### Given request
Do not copy the pictures; transcribe all other material exactly.

^^^^

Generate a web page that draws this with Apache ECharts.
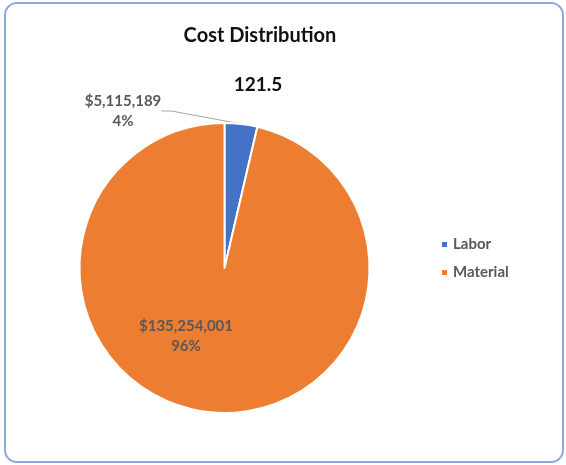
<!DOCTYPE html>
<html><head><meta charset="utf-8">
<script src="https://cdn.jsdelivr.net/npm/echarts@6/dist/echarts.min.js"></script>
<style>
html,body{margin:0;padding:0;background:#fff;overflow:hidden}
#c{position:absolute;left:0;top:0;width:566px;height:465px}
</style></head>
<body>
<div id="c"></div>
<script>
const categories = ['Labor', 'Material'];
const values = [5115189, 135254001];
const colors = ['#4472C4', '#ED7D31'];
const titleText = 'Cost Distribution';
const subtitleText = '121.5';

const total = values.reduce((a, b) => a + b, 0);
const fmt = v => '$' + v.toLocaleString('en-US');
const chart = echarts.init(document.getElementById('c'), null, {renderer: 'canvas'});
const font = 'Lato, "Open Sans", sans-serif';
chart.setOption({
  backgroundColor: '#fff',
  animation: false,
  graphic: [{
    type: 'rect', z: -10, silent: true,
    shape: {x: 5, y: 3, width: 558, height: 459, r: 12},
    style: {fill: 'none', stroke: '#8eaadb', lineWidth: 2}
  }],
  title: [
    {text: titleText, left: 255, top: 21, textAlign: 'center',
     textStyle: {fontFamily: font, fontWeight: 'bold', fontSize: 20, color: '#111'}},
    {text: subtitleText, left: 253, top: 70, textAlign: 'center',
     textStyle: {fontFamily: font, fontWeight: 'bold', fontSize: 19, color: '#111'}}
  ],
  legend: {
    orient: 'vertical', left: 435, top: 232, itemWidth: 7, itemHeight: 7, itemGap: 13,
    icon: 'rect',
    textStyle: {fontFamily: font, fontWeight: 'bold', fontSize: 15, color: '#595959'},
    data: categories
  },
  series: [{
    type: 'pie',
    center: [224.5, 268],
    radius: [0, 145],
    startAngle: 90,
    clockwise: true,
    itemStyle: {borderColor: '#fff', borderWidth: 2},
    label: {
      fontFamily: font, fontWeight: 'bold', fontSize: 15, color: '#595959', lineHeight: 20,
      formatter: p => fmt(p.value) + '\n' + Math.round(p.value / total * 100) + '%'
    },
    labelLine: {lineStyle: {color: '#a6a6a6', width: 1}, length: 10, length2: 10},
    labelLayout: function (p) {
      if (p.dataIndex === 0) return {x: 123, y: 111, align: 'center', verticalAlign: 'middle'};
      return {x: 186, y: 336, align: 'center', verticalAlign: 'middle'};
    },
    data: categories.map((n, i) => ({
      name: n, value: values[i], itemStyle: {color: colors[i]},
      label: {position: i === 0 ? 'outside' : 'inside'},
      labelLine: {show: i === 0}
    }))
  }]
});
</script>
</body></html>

^^^^

### Reply
Generate a web page that draws this with Apache ECharts.
<!DOCTYPE html>
<html><head><meta charset="utf-8">
<script src="https://cdn.jsdelivr.net/npm/echarts@6/dist/echarts.min.js"></script>
<style>
html,body{margin:0;padding:0;background:#fff;overflow:hidden}
#c{position:absolute;left:0;top:0;width:566px;height:465px}
</style></head>
<body>
<div id="c"></div>
<script>
const categories = ['Labor', 'Material'];
const values = [5115189, 135254001];
const colors = ['#4472C4', '#ED7D31'];
const titleText = 'Cost Distribution';
const subtitleText = '121.5';

const total = values.reduce((a, b) => a + b, 0);
const fmt = v => '$' + v.toLocaleString('en-US');
const chart = echarts.init(document.getElementById('c'), null, {renderer: 'canvas'});
const font = 'Lato, "Open Sans", sans-serif';
chart.setOption({
  backgroundColor: '#fff',
  animation: false,
  graphic: [{
    type: 'rect', z: -10, silent: true,
    shape: {x: 5, y: 3, width: 558, height: 459, r: 12},
    style: {fill: 'none', stroke: '#8eaadb', lineWidth: 2}
  }],
  title: [
    {text: titleText, left: 255, top: 21, textAlign: 'center',
     textStyle: {fontFamily: font, fontWeight: 'bold', fontSize: 20, color: '#111'}},
    {text: subtitleText, left: 253, top: 70, textAlign: 'center',
     textStyle: {fontFamily: font, fontWeight: 'bold', fontSize: 19, color: '#111'}}
  ],
  legend: {
    orient: 'vertical', left: 435, top: 232, itemWidth: 7, itemHeight: 7, itemGap: 13,
    icon: 'rect',
    textStyle: {fontFamily: font, fontWeight: 'bold', fontSize: 15, color: '#595959'},
    data: categories
  },
  series: [{
    type: 'pie',
    center: [224.5, 268],
    radius: [0, 145],
    startAngle: 90,
    clockwise: true,
    itemStyle: {borderColor: '#fff', borderWidth: 2},
    label: {
      fontFamily: font, fontWeight: 'bold', fontSize: 15, color: '#595959', lineHeight: 20,
      formatter: p => fmt(p.value) + '\n' + Math.round(p.value / total * 100) + '%'
    },
    labelLine: {lineStyle: {color: '#a6a6a6', width: 1}, length: 10, length2: 10},
    labelLayout: function (p) {
      if (p.dataIndex === 0) return {x: 123, y: 111, align: 'center', verticalAlign: 'middle'};
      return {x: 186, y: 336, align: 'center', verticalAlign: 'middle'};
    },
    data: categories.map((n, i) => ({
      name: n, value: values[i], itemStyle: {color: colors[i]},
      label: {position: i === 0 ? 'outside' : 'inside'},
      labelLine: {show: i === 0}
    }))
  }]
});
</script>
</body></html>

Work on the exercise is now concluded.